* start *

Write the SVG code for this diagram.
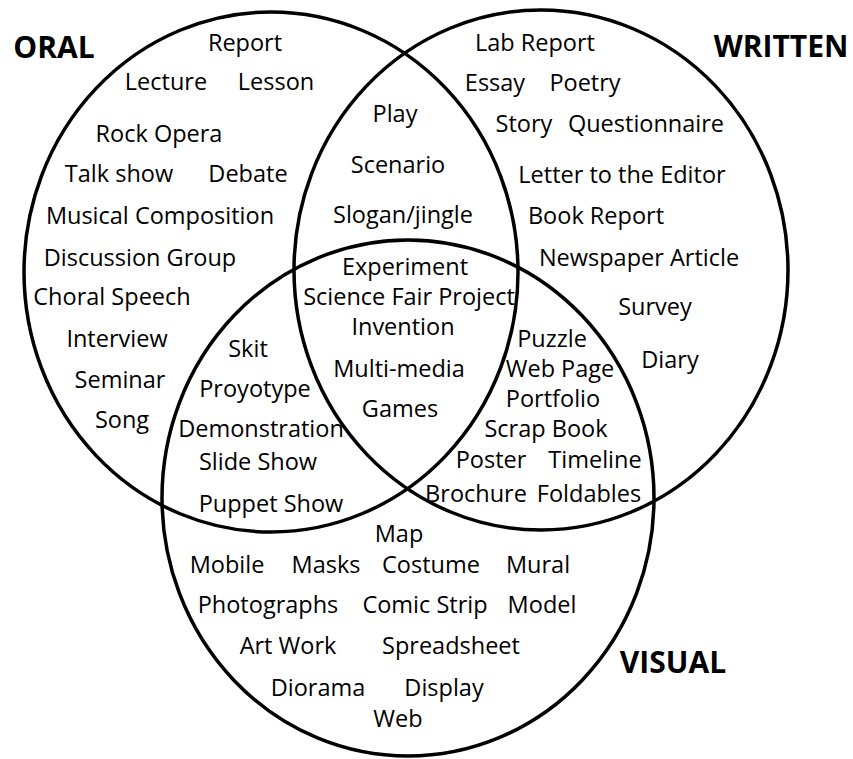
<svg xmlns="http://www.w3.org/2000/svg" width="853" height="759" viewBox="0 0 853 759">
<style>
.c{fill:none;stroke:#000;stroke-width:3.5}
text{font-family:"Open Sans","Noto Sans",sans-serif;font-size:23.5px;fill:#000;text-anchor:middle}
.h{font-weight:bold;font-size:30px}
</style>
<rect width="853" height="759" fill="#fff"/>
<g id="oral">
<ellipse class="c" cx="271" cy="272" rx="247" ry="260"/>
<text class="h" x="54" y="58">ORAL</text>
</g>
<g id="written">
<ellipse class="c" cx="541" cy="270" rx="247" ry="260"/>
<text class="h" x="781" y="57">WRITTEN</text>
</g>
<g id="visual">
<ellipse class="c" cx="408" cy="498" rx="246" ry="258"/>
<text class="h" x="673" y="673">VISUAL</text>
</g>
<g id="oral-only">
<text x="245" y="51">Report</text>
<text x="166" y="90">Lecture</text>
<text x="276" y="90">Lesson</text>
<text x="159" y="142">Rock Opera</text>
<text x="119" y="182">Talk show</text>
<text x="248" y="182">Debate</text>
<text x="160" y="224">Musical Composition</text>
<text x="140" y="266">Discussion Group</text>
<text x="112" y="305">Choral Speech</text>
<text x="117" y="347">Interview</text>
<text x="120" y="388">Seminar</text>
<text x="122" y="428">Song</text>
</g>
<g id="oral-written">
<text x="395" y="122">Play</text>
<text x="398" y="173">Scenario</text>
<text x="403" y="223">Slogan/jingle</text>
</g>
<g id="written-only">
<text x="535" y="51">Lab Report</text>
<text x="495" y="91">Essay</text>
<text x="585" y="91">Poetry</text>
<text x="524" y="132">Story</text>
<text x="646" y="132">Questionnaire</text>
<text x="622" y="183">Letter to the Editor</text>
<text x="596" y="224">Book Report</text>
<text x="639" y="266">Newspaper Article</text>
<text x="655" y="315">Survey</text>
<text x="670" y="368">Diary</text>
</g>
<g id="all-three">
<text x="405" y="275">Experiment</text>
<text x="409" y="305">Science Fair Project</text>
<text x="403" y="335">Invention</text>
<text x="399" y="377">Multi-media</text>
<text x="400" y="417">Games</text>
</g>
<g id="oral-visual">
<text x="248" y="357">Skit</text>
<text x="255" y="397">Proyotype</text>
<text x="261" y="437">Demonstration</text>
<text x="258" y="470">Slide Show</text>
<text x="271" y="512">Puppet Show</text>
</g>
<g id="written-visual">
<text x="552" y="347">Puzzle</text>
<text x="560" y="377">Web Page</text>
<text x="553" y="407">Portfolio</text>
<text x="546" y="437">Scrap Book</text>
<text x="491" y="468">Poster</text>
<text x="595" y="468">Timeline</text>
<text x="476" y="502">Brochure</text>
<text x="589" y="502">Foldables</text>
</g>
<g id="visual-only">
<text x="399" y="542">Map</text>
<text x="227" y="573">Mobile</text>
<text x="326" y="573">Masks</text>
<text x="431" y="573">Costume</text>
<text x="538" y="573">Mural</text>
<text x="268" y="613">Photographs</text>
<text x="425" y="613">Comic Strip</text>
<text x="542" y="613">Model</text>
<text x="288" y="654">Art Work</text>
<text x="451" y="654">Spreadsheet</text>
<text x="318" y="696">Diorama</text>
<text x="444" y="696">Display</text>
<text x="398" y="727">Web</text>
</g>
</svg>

* end *
* start *

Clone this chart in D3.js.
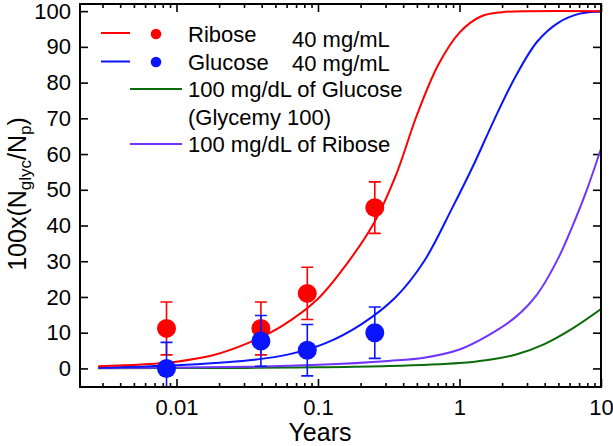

* end *

Only the number is wanted: how many lines in the entries above contain the word "this"?

◆ The output ◆
2